Mit der Gründung des Start-ups vor fünf Jahren bemerkt er schnell: Die freiberufliche Tätigkeit für eine Pflegefachkraft ist hochkomplex. Zwei Jahre lang recherchiert er intensiv die konkreten Hürden der Selbstständigkeit in der Pflege. Er telefoniert mit verschiedenen Krankenkassen, um sich einen Blick über die Verfahren zu verschaffen. Damit er auch die gesetzliche Seite versteht, sucht er sich rechtlichen Beistand. Die Ergebnisse seiner Recherche zeigen: Es gibt kein einheitliches Prüf- und Abrechnungsverfahren bei den Krankenkassen. Für die Pflegefachkraft bedeutet dies, sie muss sich bei jedem Patienten einem neuen Verfahren unterziehen.

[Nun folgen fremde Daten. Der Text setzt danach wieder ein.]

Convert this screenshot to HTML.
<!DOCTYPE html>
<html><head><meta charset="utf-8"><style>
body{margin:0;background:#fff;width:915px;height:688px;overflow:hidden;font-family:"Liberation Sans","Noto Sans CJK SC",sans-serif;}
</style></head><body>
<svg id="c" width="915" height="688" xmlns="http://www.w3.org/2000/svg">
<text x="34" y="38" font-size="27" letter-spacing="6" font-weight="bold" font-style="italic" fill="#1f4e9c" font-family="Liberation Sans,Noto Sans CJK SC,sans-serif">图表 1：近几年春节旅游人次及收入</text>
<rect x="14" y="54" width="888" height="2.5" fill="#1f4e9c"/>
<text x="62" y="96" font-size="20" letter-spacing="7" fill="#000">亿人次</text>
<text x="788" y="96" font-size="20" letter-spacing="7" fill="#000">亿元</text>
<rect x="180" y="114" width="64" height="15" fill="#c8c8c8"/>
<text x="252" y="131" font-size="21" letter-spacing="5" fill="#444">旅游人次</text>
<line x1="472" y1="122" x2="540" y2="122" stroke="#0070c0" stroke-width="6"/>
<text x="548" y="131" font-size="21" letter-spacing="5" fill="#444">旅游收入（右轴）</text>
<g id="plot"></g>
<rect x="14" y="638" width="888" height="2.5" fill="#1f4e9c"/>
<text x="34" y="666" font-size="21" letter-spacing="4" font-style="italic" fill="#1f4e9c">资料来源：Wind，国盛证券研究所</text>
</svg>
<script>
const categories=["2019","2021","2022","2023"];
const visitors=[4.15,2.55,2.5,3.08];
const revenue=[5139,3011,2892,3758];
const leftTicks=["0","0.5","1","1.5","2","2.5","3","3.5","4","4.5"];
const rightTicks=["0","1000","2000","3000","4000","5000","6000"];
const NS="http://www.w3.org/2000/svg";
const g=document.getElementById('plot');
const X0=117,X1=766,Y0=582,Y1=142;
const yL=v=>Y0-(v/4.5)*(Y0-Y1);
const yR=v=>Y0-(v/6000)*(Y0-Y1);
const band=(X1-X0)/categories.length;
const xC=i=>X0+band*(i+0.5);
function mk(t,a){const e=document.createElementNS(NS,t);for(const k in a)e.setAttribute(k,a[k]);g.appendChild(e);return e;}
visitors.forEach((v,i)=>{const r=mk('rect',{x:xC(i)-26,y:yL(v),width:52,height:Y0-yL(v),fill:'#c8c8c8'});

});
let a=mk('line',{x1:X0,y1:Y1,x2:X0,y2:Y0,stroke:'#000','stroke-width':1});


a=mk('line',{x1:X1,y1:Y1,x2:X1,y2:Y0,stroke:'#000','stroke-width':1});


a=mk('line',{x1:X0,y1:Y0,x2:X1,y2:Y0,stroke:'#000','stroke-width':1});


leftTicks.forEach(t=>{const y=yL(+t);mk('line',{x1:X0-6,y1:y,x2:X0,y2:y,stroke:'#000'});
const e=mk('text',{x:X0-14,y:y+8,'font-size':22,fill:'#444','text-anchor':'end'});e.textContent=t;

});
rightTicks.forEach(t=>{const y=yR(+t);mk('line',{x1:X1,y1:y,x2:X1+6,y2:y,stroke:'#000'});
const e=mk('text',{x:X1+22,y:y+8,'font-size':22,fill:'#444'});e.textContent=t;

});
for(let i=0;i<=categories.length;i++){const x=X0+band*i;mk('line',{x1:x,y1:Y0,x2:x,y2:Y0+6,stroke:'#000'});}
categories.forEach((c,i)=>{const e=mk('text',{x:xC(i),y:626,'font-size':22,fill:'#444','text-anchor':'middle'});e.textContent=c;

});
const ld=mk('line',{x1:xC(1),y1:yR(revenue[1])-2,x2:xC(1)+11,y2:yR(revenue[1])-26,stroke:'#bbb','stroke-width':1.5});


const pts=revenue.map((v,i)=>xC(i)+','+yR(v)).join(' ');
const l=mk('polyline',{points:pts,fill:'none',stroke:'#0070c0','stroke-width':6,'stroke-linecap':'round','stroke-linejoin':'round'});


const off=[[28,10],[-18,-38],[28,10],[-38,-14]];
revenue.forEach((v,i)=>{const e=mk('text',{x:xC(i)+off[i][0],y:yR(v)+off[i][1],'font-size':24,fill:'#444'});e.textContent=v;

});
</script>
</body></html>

Curassist möchte Pflegefachkräften das Verfahren erleichtern und übernimmt die gesamte Kommunikation sowie die Abrechnung mit der Krankenkasse. Thomas Müller erzählt im Video, was ihn in Stresssituationen besonders motiviert:

Eine weitere Sache bereitet ihm Freude: sein Ehrenamt. Zusätzlich springt er ehrenamtlich für eine Pflegerin in seinem Wohnort ein, wenn sie verhindert ist, sich um ihre pflegebedürftigen Menschen zu kümmern. So behält er als Unternehmer weiterhin den besonderen Kontakt zu den Menschen. Nur eine Veränderung in seinem Leben gibt es, auf die er auch verzichten könnte. „Da, wo durch Pflege ein Sixpack entstanden ist, ist durch Curassist ein Waschbärbauch entstanden”, witzelt er. Aber diesen Verlust kann er verkraften.